Figure scripts:
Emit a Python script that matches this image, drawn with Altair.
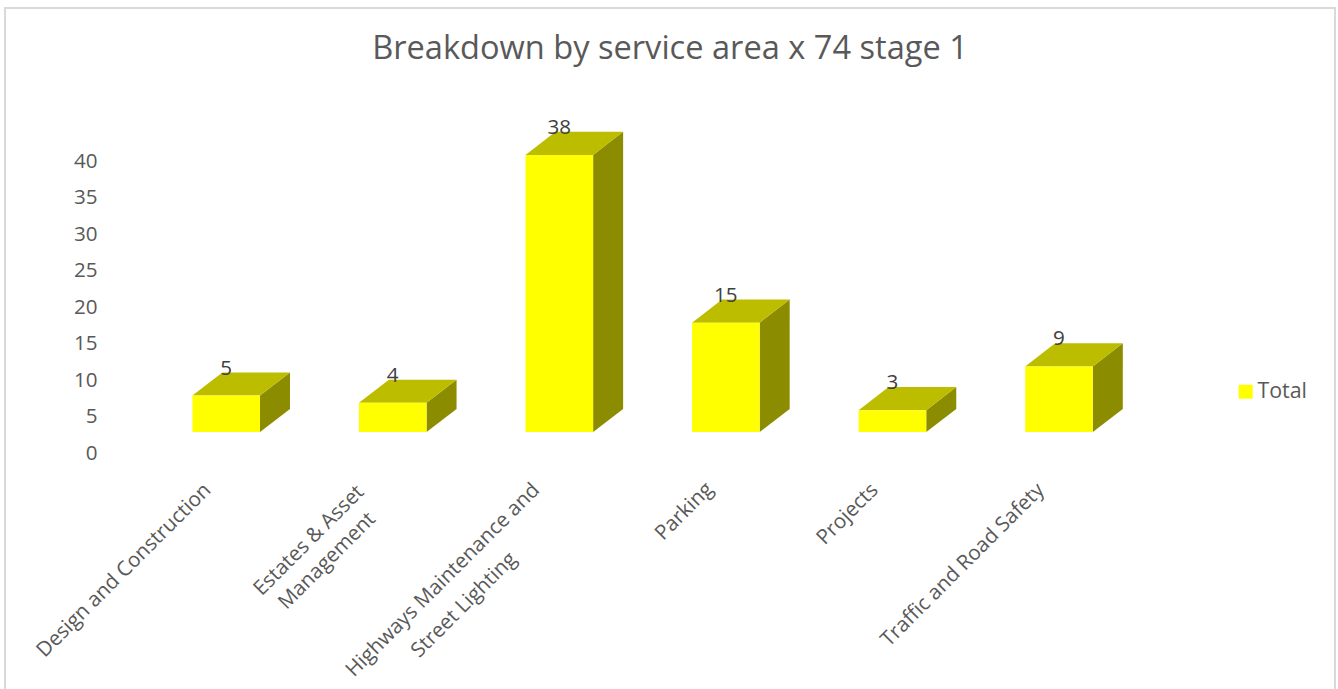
import altair as alt
import pandas as pd

# Chart values
categories = [
    "Design and Construction",
    "Estates & Asset Management",
    "Highways Maintenance and Street Lighting",
    "Parking",
    "Projects",
    "Traffic and Road Safety",
]
totals = [5, 4, 38, 15, 3, 9]
axis_ticks = [0, 5, 10, 15, 20, 25, 30, 35, 40]
series_name = "Total"
title_text = "Breakdown by service area x 74 stage 1"

# Category labels, broken into lines: text, category index, screen shift x and y
label_lines = [
    ("Design and Construction", 0, -18.5, 0),
    ("Estates & Asset", 1, -32, 2),
    ("Management", 1, -20.5, 29),
    ("Highways Maintenance and", 2, -23, 0),
    ("Street Lighting", 2, -46, 69),
    ("Parking", 3, -16, -1),
    ("Projects", 4, -17.5, 0),
    ("Traffic and Road Safety", 5, -18, 0),
]

# Box geometry in axis units
half_width = 0.203
depth_x = 0.18
depth_y = 3.17

FONT = "Open Sans"
TEXT = "#595959"
LABEL_SIZE = 20.6
x_scale = alt.Scale(domain=[0, 5], range=[226.2, 1059])
bar_y_scale = alt.Scale(domain=[0, 40], range=[432, 140.4])
axis_y_scale = alt.Scale(domain=[0, 40], range=[453, 161])

front = pd.DataFrame({
    "category": categories,
    "pos": range(len(categories)),
    "total": totals,
    "series": series_name,
})
front["left"] = front["pos"] - half_width
front["right"] = front["pos"] + half_width

side_rows, top_rows = [], []
for i, v in enumerate(totals):
    l, r = i - half_width, i + half_width
    side_rows += [
        {"pos": i, "x": r, "y": v, "y2": 0},
        {"pos": i, "x": r + depth_x, "y": v + depth_y, "y2": depth_y},
    ]
    top_rows += [
        {"pos": i, "x": l, "y": v, "y2": v},
        {"pos": i, "x": l + depth_x, "y": v + depth_y, "y2": v},
        {"pos": i, "x": r, "y": v + depth_y, "y2": v},
        {"pos": i, "x": r + depth_x, "y": v + depth_y, "y2": v + depth_y},
    ]
side = pd.DataFrame(side_rows)
top = pd.DataFrame(top_rows)


def face(frame, colour):
    return alt.Chart(frame).mark_area(color=colour).encode(
        x=alt.X("x:Q", scale=x_scale, axis=None),
        y=alt.Y("y:Q", scale=bar_y_scale, axis=None),
        y2="y2:Q",
        detail="pos:N",
    )


layers = []

# Frame around the chart; it runs off the bottom edge
for enc in [
    dict(x=alt.value(5), y=alt.value(8), y2=alt.value(689)),
    dict(x=alt.value(1335), y=alt.value(8), y2=alt.value(689)),
    dict(y=alt.value(8), x=alt.value(4), x2=alt.value(1336)),
]:
    layers.append(
        alt.Chart(front).mark_rule(color="#d9d9d9", strokeWidth=2).encode(**enc)
    )

# Value axis, set lower than the boxes as the floor of the 3D plot
layers.append(
    alt.Chart(pd.DataFrame({"tick": axis_ticks})).mark_point(opacity=0).encode(
        y=alt.Y(
            "tick:Q",
            scale=axis_y_scale,
            axis=alt.Axis(
                orient="left", values=axis_ticks, title=None, domain=False,
                ticks=False, grid=False, offset=-98, labelPadding=1,
                labelFont=FONT, labelFontSize=LABEL_SIZE, labelColor=TEXT,
            ),
        )
    )
)

layers.append(face(side, "#8c8c00"))
layers.append(face(top, "#bdbd00"))

layers.append(
    alt.Chart(front).mark_bar().encode(
        x=alt.X("left:Q", scale=x_scale, axis=None),
        x2="right:Q",
        y=alt.Y("total:Q", scale=bar_y_scale, axis=None),
        y2=alt.datum(0),
        color=alt.Color(
            "series:N",
            scale=alt.Scale(domain=[series_name], range=["#ffff00"]),
            legend=alt.Legend(
                orient="none", legendX=1235, legendY=381, title=None,
                symbolType="square", symbolSize=196, symbolStrokeWidth=0,
                labelFont=FONT, labelFontSize=21.4, labelColor=TEXT, labelOffset=1,
            ),
        ),
    )
)

layers.append(
    alt.Chart(front).mark_text(
        font=FONT, fontSize=LABEL_SIZE, color="#404040", dy=-27, baseline="middle"
    ).encode(
        x=alt.X("pos:Q", scale=x_scale, axis=None),
        y=alt.Y("total:Q", scale=bar_y_scale, axis=None),
        text="total:Q",
    )
)

# Rotated category labels, one text layer per line
for text, idx, sx, sy in label_lines:
    along = 0.7071 * (sx - sy)
    across = 0.7071 * (sx + sy)
    layers.append(
        alt.Chart(pd.DataFrame({"pos": [idx], "label": [text]})).mark_text(
            font=FONT, fontSize=LABEL_SIZE, color=TEXT, angle=315, align="right",
            baseline="middle", dx=along, dy=across,
        ).encode(
            x=alt.X("pos:Q", scale=x_scale, axis=None),
            y=alt.value(487),
            text="label:N",
        )
    )

chart = (
    alt.layer(*layers)
    .resolve_scale(y="independent")
    .properties(
        width=1338,
        height=689,
        padding=0,
        autosize="none",
        background="white",
        title=alt.TitleParams(
            title_text, font=FONT, fontSize=32.6, fontWeight="normal",
            color=TEXT, anchor="middle", dy=70, dx=1,
        ),
    )
    .configure_view(stroke=None)
)

chart.save("out.html", embed_options={"renderer": "svg", "actions": False})
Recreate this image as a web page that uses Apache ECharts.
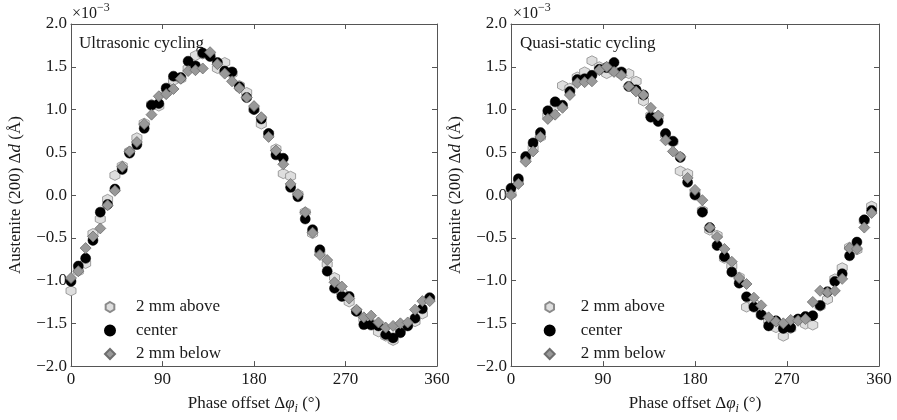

## WHAT THE EXERCISE ASKS
Copy out all the data without changing anything, and drop the pictures.

## RESULT
Emit a Python script that matches this image, drawn with Altair.
import altair as alt
import pandas as pd

# Chart values
categories = [
    "Design and Construction",
    "Estates & Asset Management",
    "Highways Maintenance and Street Lighting",
    "Parking",
    "Projects",
    "Traffic and Road Safety",
]
totals = [5, 4, 38, 15, 3, 9]
axis_ticks = [0, 5, 10, 15, 20, 25, 30, 35, 40]
series_name = "Total"
title_text = "Breakdown by service area x 74 stage 1"

# Category labels, broken into lines: text, category index, screen shift x and y
label_lines = [
    ("Design and Construction", 0, -18.5, 0),
    ("Estates & Asset", 1, -32, 2),
    ("Management", 1, -20.5, 29),
    ("Highways Maintenance and", 2, -23, 0),
    ("Street Lighting", 2, -46, 69),
    ("Parking", 3, -16, -1),
    ("Projects", 4, -17.5, 0),
    ("Traffic and Road Safety", 5, -18, 0),
]

# Box geometry in axis units
half_width = 0.203
depth_x = 0.18
depth_y = 3.17

FONT = "Open Sans"
TEXT = "#595959"
LABEL_SIZE = 20.6
x_scale = alt.Scale(domain=[0, 5], range=[226.2, 1059])
bar_y_scale = alt.Scale(domain=[0, 40], range=[432, 140.4])
axis_y_scale = alt.Scale(domain=[0, 40], range=[453, 161])

front = pd.DataFrame({
    "category": categories,
    "pos": range(len(categories)),
    "total": totals,
    "series": series_name,
})
front["left"] = front["pos"] - half_width
front["right"] = front["pos"] + half_width

side_rows, top_rows = [], []
for i, v in enumerate(totals):
    l, r = i - half_width, i + half_width
    side_rows += [
        {"pos": i, "x": r, "y": v, "y2": 0},
        {"pos": i, "x": r + depth_x, "y": v + depth_y, "y2": depth_y},
    ]
    top_rows += [
        {"pos": i, "x": l, "y": v, "y2": v},
        {"pos": i, "x": l + depth_x, "y": v + depth_y, "y2": v},
        {"pos": i, "x": r, "y": v + depth_y, "y2": v},
        {"pos": i, "x": r + depth_x, "y": v + depth_y, "y2": v + depth_y},
    ]
side = pd.DataFrame(side_rows)
top = pd.DataFrame(top_rows)


def face(frame, colour):
    return alt.Chart(frame).mark_area(color=colour).encode(
        x=alt.X("x:Q", scale=x_scale, axis=None),
        y=alt.Y("y:Q", scale=bar_y_scale, axis=None),
        y2="y2:Q",
        detail="pos:N",
    )


layers = []

# Frame around the chart; it runs off the bottom edge
for enc in [
    dict(x=alt.value(5), y=alt.value(8), y2=alt.value(689)),
    dict(x=alt.value(1335), y=alt.value(8), y2=alt.value(689)),
    dict(y=alt.value(8), x=alt.value(4), x2=alt.value(1336)),
]:
    layers.append(
        alt.Chart(front).mark_rule(color="#d9d9d9", strokeWidth=2).encode(**enc)
    )

# Value axis, set lower than the boxes as the floor of the 3D plot
layers.append(
    alt.Chart(pd.DataFrame({"tick": axis_ticks})).mark_point(opacity=0).encode(
        y=alt.Y(
            "tick:Q",
            scale=axis_y_scale,
            axis=alt.Axis(
                orient="left", values=axis_ticks, title=None, domain=False,
                ticks=False, grid=False, offset=-98, labelPadding=1,
                labelFont=FONT, labelFontSize=LABEL_SIZE, labelColor=TEXT,
            ),
        )
    )
)

layers.append(face(side, "#8c8c00"))
layers.append(face(top, "#bdbd00"))

layers.append(
    alt.Chart(front).mark_bar().encode(
        x=alt.X("left:Q", scale=x_scale, axis=None),
        x2="right:Q",
        y=alt.Y("total:Q", scale=bar_y_scale, axis=None),
        y2=alt.datum(0),
        color=alt.Color(
            "series:N",
            scale=alt.Scale(domain=[series_name], range=["#ffff00"]),
            legend=alt.Legend(
                orient="none", legendX=1235, legendY=381, title=None,
                symbolType="square", symbolSize=196, symbolStrokeWidth=0,
                labelFont=FONT, labelFontSize=21.4, labelColor=TEXT, labelOffset=1,
            ),
        ),
    )
)

layers.append(
    alt.Chart(front).mark_text(
        font=FONT, fontSize=LABEL_SIZE, color="#404040", dy=-27, baseline="middle"
    ).encode(
        x=alt.X("pos:Q", scale=x_scale, axis=None),
        y=alt.Y("total:Q", scale=bar_y_scale, axis=None),
        text="total:Q",
    )
)

# Rotated category labels, one text layer per line
for text, idx, sx, sy in label_lines:
    along = 0.7071 * (sx - sy)
    across = 0.7071 * (sx + sy)
    layers.append(
        alt.Chart(pd.DataFrame({"pos": [idx], "label": [text]})).mark_text(
            font=FONT, fontSize=LABEL_SIZE, color=TEXT, angle=315, align="right",
            baseline="middle", dx=along, dy=across,
        ).encode(
            x=alt.X("pos:Q", scale=x_scale, axis=None),
            y=alt.value(487),
            text="label:N",
        )
    )

chart = (
    alt.layer(*layers)
    .resolve_scale(y="independent")
    .properties(
        width=1338,
        height=689,
        padding=0,
        autosize="none",
        background="white",
        title=alt.TitleParams(
            title_text, font=FONT, fontSize=32.6, fontWeight="normal",
            color=TEXT, anchor="middle", dy=70, dx=1,
        ),
    )
    .configure_view(stroke=None)
)

chart.save("out.html", embed_options={"renderer": "svg", "actions": False})
Recreate this image as a web page that uses Apache ECharts.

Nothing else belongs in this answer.